I’m sorry to say this, but I don’t apologize very often. It’s hard for me to admit I’m wrong, both because I was raised and socialized to believe that apologizing is a weakness and because my opinions on games are always the platonic ideal of good as hell. Also, the previous two sentences are lies. I love apologizing. Can’t get enough of it. I will apologize for something you didn’t even notice, just so I can get on the cross and be a martyr.
As I’m sure you can expect, this self-defeating ability to realize I’m wrong has given me a different perspective on a lot of the games I’ve played. I do have strong opinions on games - and as we all know, nobody is more enjoyable to listen to than someone with strong opinions on games. However, there are games I was absolutely wrong about and completely owe an apology. I’d like to address just a few of them here.
Death Stranding
You know what, Kojima? I ain’t the first to say it, and I ain’t gonna be the last: I was wrong about Death Stranding. Okay? All the bad celebrity guest appearances and Monster Energy Drink sponsorships aside, you… you made a good game. And I’m sorry. At the time, a game about society falling apart as absurd people traverse the wasteland to try to bring people back together felt cliched and overdone. And now, almost two years later, it’s still cliched and overdone - it’s just that we happen to live in a world that’s defined by being cliched and overdone.
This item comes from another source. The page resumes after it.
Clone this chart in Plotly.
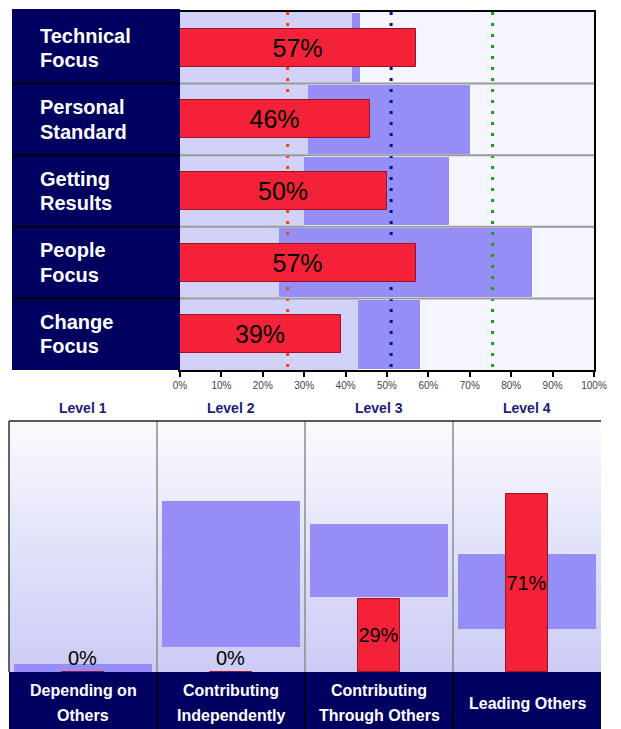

Playing Death Stranding in 2019 felt like a confusing waltz into a failed fever dream. Playing Death Stranding in 2020 felt like a deeply symbolic, almost prophetic take on society. Playing Death Stranding in 2021 feels like a prophetic failed fever dream, which is kinda spot on. I’m sorry, Death Stranding. I thought you were a bad game. But you weren’t. You were just a good game waiting for a bad time. To Death Stranding, I’m sorry.
PC Building Simulator
I’m sorry I doubted how much fun it would be to build a PC inside a game installed on my PC. I thought it would be boring and make me feel like I was taking a break from my job to do another job. And I was right. But what I didn’t realize was that being very bored? It can be a lot of fun. It’s nice to laze through a job and take my time while listening to a podcast. Sometimes it’s fun to not have fun. I know that sounds counterintuitive but just look at Dota 2. That game’s boring as Hell but people seem to love it. So to PC Building Simulator, I’m sorry.
Dota 2
Look, I’m sorry for what I just said, Dota 2. Would millions disagree with me that you’re boring? Of course. Is it objectively true that people love you and spend thousands of hours playing you? Absolutely. Do you feel like homework with better graphics and marketing? I can’t disagree with you there! But people love you and - let’s be honest - in a world marked by deep, cold sadness, that seems valuable. I’m sorry.
Final Fantasy
I’m sorry I based my entire personality on your series from ages 11 to 14. You were already under a lot of pressure from the transition to PlayStation, and I just made it worse by drawing fan art of my 7th grade English teacher as Aerith. You never deserved that. I’m sorry.
King of Fighters
I’m sorry I based my entire personality on your series from ages 15-16. I’m not gonna shame a boy whose body hit puberty like it was a buffet, but I owe an apology alone for the Iori Halloween cosplay. You never deserved that, SNK. I’m sorry.
The Sims
I’m sorry for telling an ex in college “I didn’t need a family” because of your game.
Duck Hunt
I’m sorry for talking shit about Super Mario Bros. when you were packed in on the same cartridge and then finding out Super Mario Bros. was better. I know you got that a lot and I’m sure it sucks.
Xenogears
I’m sorry I don’t remember anything about your plot. Literally not one goddamn thing.
Grand Theft Auto
I’m sorry I’ve never completed a game in your series outside of Chinatown Wars, which I still maintain is the most fun GTA game. Sorry.
XCOM
I’m sorry I used you and your soldiers as a weird way to work through which real-life friends I valued the most.
Dance Dance Revolution
I’m sorry I was the Typhoid Mary of uncool people enjoying you in South Florida.
Gran Turismo
I’m sorry I stop playing every entry in your series within ten minutes of being asked to qualify for a license. I should give it a better shot, but also, I paid for this game and you should let me just drive and have fun. I’m sorry. I do know where you’re coming from, Gran Turismo.
Crusader Kings
I’m sorry I will spend more time watching videos on how to play you than actually playing you.
Mass Effect
I’m sorry for making the same moral choices every time even though I tell myself I’m going to make different moral choices every time.